■ **Given problem**: Exactly the lines from the first line of the records to the line holding "const unloadData = force.map((f, i)" should be duplicated, and nothing more; pictures stay out.

Figure scripts:
════════════════════

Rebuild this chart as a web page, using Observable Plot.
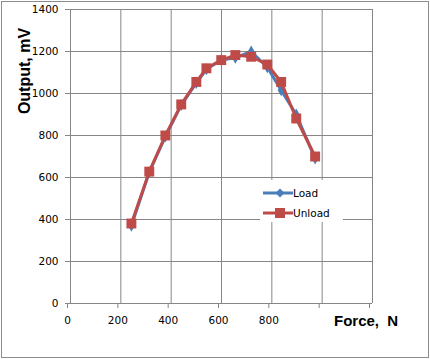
<!DOCTYPE html>
<html><head><meta charset="utf-8">
<script src="https://cdn.jsdelivr.net/npm/d3@7"></script>
<script src="https://cdn.jsdelivr.net/npm/@observablehq/plot@0.6"></script>
<style>
body{margin:0;background:#fff;}
#wrap{position:relative;width:430px;height:359px;overflow:hidden;font-family:"DejaVu Sans",sans-serif;}
#border{position:absolute;left:1px;top:1px;width:426px;height:355px;border:1px solid #8c8c8c;pointer-events:none;}
.t{position:absolute;white-space:nowrap;color:#000;}
</style></head>
<body><div id="wrap"><div id="chart"></div><div id="border"></div></div>
<script>
const force  = [242, 313, 377, 440, 500, 540, 599, 655, 718, 782, 837, 897, 972];
const load   = [370, 625, 795, 945, 1050, 1115, 1160, 1170, 1200, 1125, 1015, 900, 690];
const unload = [381, 628, 800, 948, 1055, 1120, 1159, 1183, 1175, 1138, 1055, 881, 700];
const xTicks = [0, 200, 400, 600, 800, 1000, 1200];
const xTickLabels = ["0", "200", "400", "600", "800", "", ""];
const yTicks = [0, 200, 400, 600, 800, 1000, 1200, 1400];
const seriesNames = ["Load", "Unload"];
const colors = ["#4a7ebb", "#be4b48"];

const loadData = force.map((f, i) => ({f, v: load[i]}));
const unloadData = force.map((f, i) => ({f, v: unload[i]}));

const chart = Plot.plot({
  width: 430, height: 359,
  marginLeft: 70, marginRight: 58, marginTop: 9, marginBottom: 56,
  style: {fontFamily: "DejaVu Sans", fontSize: "10.5px", color: "#000", background: "transparent"},
  x: {domain: [0, 1200]},
  y: {domain: [0, 1400]},
  marks: [
    Plot.gridX(xTicks, {stroke: "#868686", strokeOpacity: 1}),
    Plot.gridY(yTicks, {stroke: "#868686", strokeOpacity: 1}),
    Plot.axisX(xTicks, {tickSize: 5, tickPadding: 8, stroke: "#868686", dx: -3, label: null,
      tickFormat: d => xTickLabels[xTicks.indexOf(d)]}),
    Plot.axisY(yTicks, {tickSize: 5, tickPadding: 7, stroke: "#868686", label: null,
      tickFormat: d => String(d)}),
    Plot.line(loadData, {x: "f", y: "v", stroke: colors[0], strokeWidth: 3}),
    Plot.dot(loadData, {x: "f", y: "v", symbol: "diamond", r: 3.6, fill: colors[0], stroke: "none"}),
    Plot.line(unloadData, {x: "f", y: "v", stroke: colors[1], strokeWidth: 3}),
    Plot.dot(unloadData, {x: "f", y: "v", symbol: "square", r: 5.6, fill: colors[1], stroke: "none"})
  ]
});
document.getElementById("chart").appendChild(chart);

const wrap = document.getElementById("wrap");
function addText(txt, css) {
  const d = document.createElement("div");
  d.className = "t"; d.textContent = txt; d.style.cssText += css;
  wrap.insertBefore(d, document.getElementById("border"));
  return d;
}
// axis titles
addText("Output, mV", "left:-21px;top:62px;width:92px;text-align:center;font:bold 16px 'Liberation Sans',Arial,sans-serif;transform:rotate(-90deg);");
addText("Force,  N", "left:334px;top:312px;font:bold 15px 'Liberation Sans',Arial,sans-serif;white-space:pre;");

// legend
const lg = document.createElement("div");
lg.style.cssText = "position:absolute;left:260px;top:180px;width:83px;height:42px;background:#fff;";
wrap.insertBefore(lg, document.getElementById("border"));
const ns = "http://www.w3.org/2000/svg";
seriesNames.forEach((name, i) => {
  const y = 13 + i * 20;
  const s = document.createElementNS(ns, "svg");
  s.setAttribute("width", 34); s.setAttribute("height", 14);
  s.style.cssText = `position:absolute;left:2px;top:${y - 7}px;`;
  const l = document.createElementNS(ns, "line");
  l.setAttribute("x1", 1); l.setAttribute("x2", 31); l.setAttribute("y1", 7); l.setAttribute("y2", 7);
  l.setAttribute("stroke", colors[i]); l.setAttribute("stroke-width", 3);
  s.appendChild(l);
  if (i === 0) {
    const p = document.createElementNS(ns, "path");
    p.setAttribute("d", "M18,2.5L22.5,7L18,11.5L13.5,7Z"); p.setAttribute("fill", colors[i]);
    s.appendChild(p);
  } else {
    const r = document.createElementNS(ns, "rect");
    r.setAttribute("x", 13); r.setAttribute("y", 2); r.setAttribute("width", 10); r.setAttribute("height", 10);
    r.setAttribute("fill", colors[i]);
    s.appendChild(r);
  }
  lg.appendChild(s);
  const t = document.createElement("div");
  t.className = "t"; t.textContent = name;
  t.style.cssText += `left:33px;top:${y - 7}px;font-size:10.5px;line-height:14px;font-family:'DejaVu Sans',sans-serif;`;
  lg.appendChild(t);
});
</script></body></html>
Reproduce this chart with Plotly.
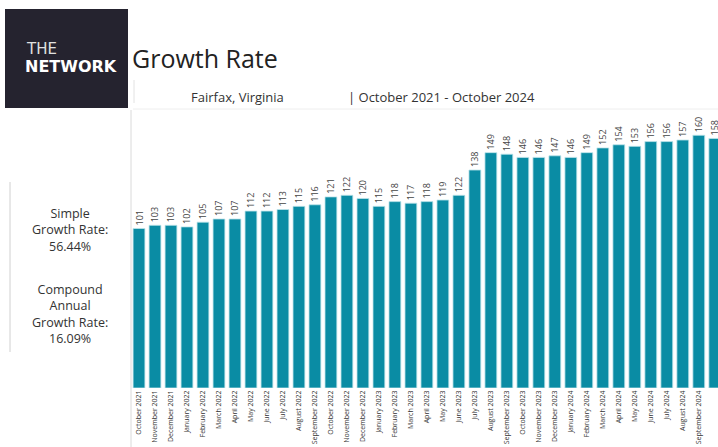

════════════════════

■ **The result**:
Rebuild this chart as a web page, using Observable Plot.
<!DOCTYPE html>
<html><head><meta charset="utf-8">
<script src="https://cdn.jsdelivr.net/npm/d3@7"></script>
<script src="https://cdn.jsdelivr.net/npm/@observablehq/plot@0.6"></script>
<style>
body{margin:0;background:#fff;}
#wrap{position:relative;width:430px;height:359px;overflow:hidden;font-family:"DejaVu Sans",sans-serif;}
#border{position:absolute;left:1px;top:1px;width:426px;height:355px;border:1px solid #8c8c8c;pointer-events:none;}
.t{position:absolute;white-space:nowrap;color:#000;}
</style></head>
<body><div id="wrap"><div id="chart"></div><div id="border"></div></div>
<script>
const force  = [242, 313, 377, 440, 500, 540, 599, 655, 718, 782, 837, 897, 972];
const load   = [370, 625, 795, 945, 1050, 1115, 1160, 1170, 1200, 1125, 1015, 900, 690];
const unload = [381, 628, 800, 948, 1055, 1120, 1159, 1183, 1175, 1138, 1055, 881, 700];
const xTicks = [0, 200, 400, 600, 800, 1000, 1200];
const xTickLabels = ["0", "200", "400", "600", "800", "", ""];
const yTicks = [0, 200, 400, 600, 800, 1000, 1200, 1400];
const seriesNames = ["Load", "Unload"];
const colors = ["#4a7ebb", "#be4b48"];

const loadData = force.map((f, i) => ({f, v: load[i]}));
const unloadData = force.map((f, i) => ({f, v: unload[i]}));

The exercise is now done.